John Fowles – Impedimenta
Lo mejor de caminar por las calles siempre es mirar hacia arriba. Hay un cierto riesgo a tropezar o chocarse con alguna farola, pero la mejor forma de encontrarse con las sombras, el azul intenso cruzado por nubes o la sorpresa de un vecino haciendo lo mismo es abandonar un poco al cemento.
En un momento de este pequeño ensayo, Fowles levanta la mirada en el bosque de Wistman y observa un techo vivo, donde las hojas se agitan y contestan al viento. Un espacio que fue el hogar de otro tipo de ser humano, capaz de acariciar las cortezas de sus refugios, de sorprenderse con cada nueva rama salvaje. Los árboles son la causa de las estilizadas catedrales góticas, de los hierros que alzan rascacielos, de este afán de conseguir tocar las nubes.
En ‘El árbol’ las ideas crecen salvajes, se cruzan pero no se roban la luz, igual que los árboles respetan a los que están a su alrededor. La naturaleza, la creación artística y el conocimiento echan raíces en un manto que se extiende con calma a lo largo de sus páginas, reivindica un mundo donde la naturaleza es un lugar del que aprender admirándose. Una concepción de la naturaleza tan despreocupada de los rastrillos y las podas como la de ‘Jardines’ de Umberto Pasti.
Igual que la mejor literatura, los bosques de los que habla Fowles son lugares que desafían al tiempo, son volubles y sinuosos.

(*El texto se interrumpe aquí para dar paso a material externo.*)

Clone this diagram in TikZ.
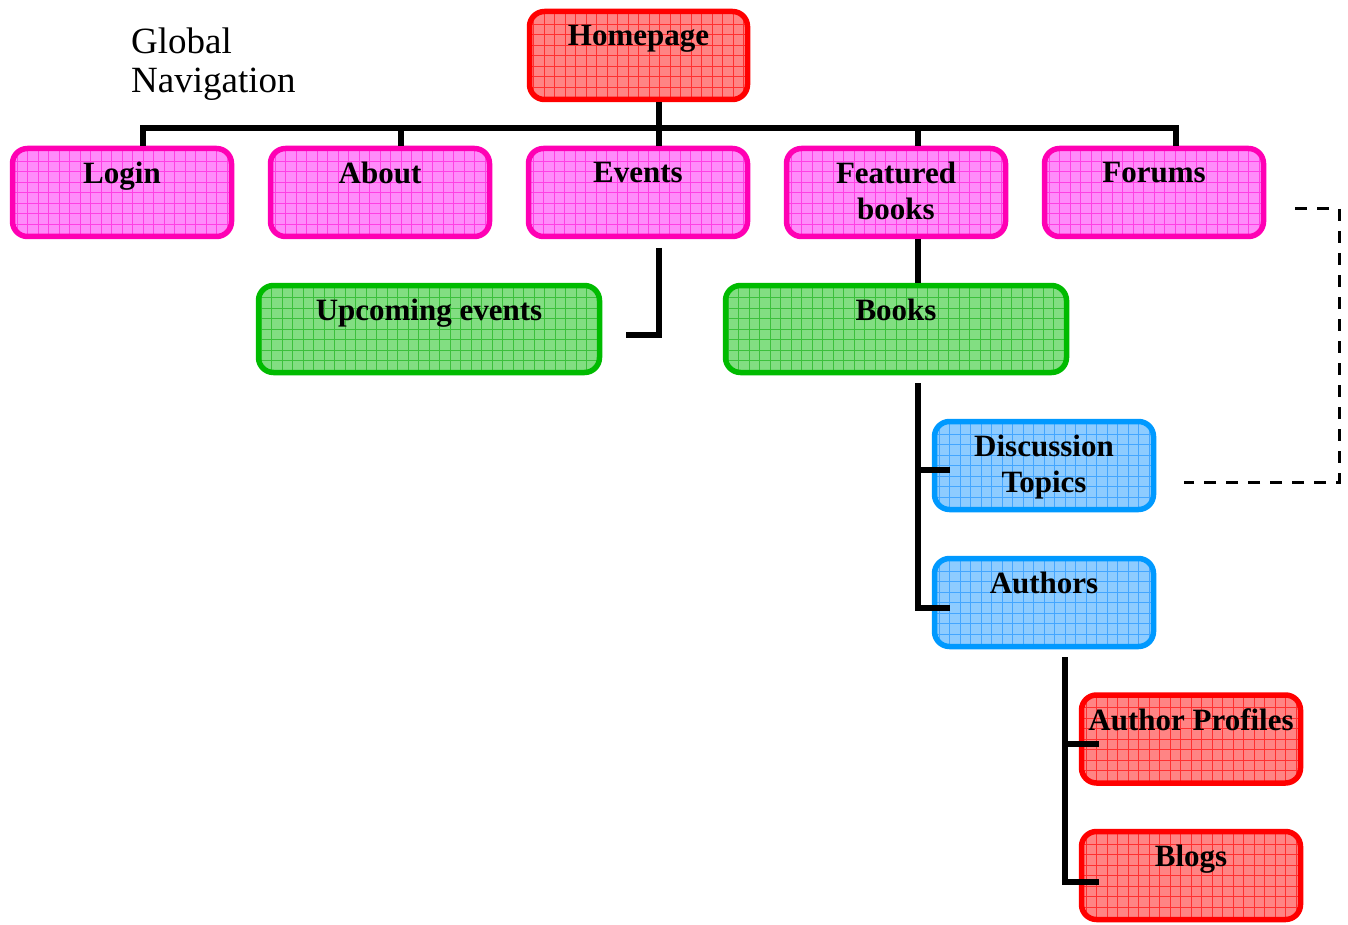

Como las ramas de los robles, el arte crece según la dirección de la sensibilidad del artista, no por el conocimiento de su oficio o de las técnicas que domine. Lo que hace especial una obra de arte es tan inefable como lo que se siente al apoyar la cabeza en un árbol centenario.
Este pequeño secreto que Fowles guardó entre ‘La mujer del teniente francés’ o ‘El coleccionista’ permite que resintonicemos con el crujir de la madera, nos trae el manual definitivo para dejar de imitar a Lineo con su extraña manía de ponerles nombres a las plantas y dejar así que nos hipnoticen. Porque la naturaleza existe para fascinar, enamorar y contar algo para lo que no sirven las etiquetas.
«Decirle a la gente por qué, cómo y cuándo debe sentir esto o aquello (ya sea sobre el disfrute de la naturaleza, de la comida, del sexo o de cualquier otra cosa) quizá sirva para cubrir algún tipo de desconocimiento que podría resultar socialmente nocivo y, sin duda, a veces sucederá así. Pero lo que estas enseñanzas no aportan jamás es la intensa satisfacción que produce cualquier tipo de arte, ya sea al practicarlo, al conocerlo o al experimentarlo: la autoexpresión y el autodescubrimiento. Un manual sobre sexo jamás será un ars amoris, tal vez podamos hablar de un compendio de técnicas de acoplamiento, pero nunca del arte de amar».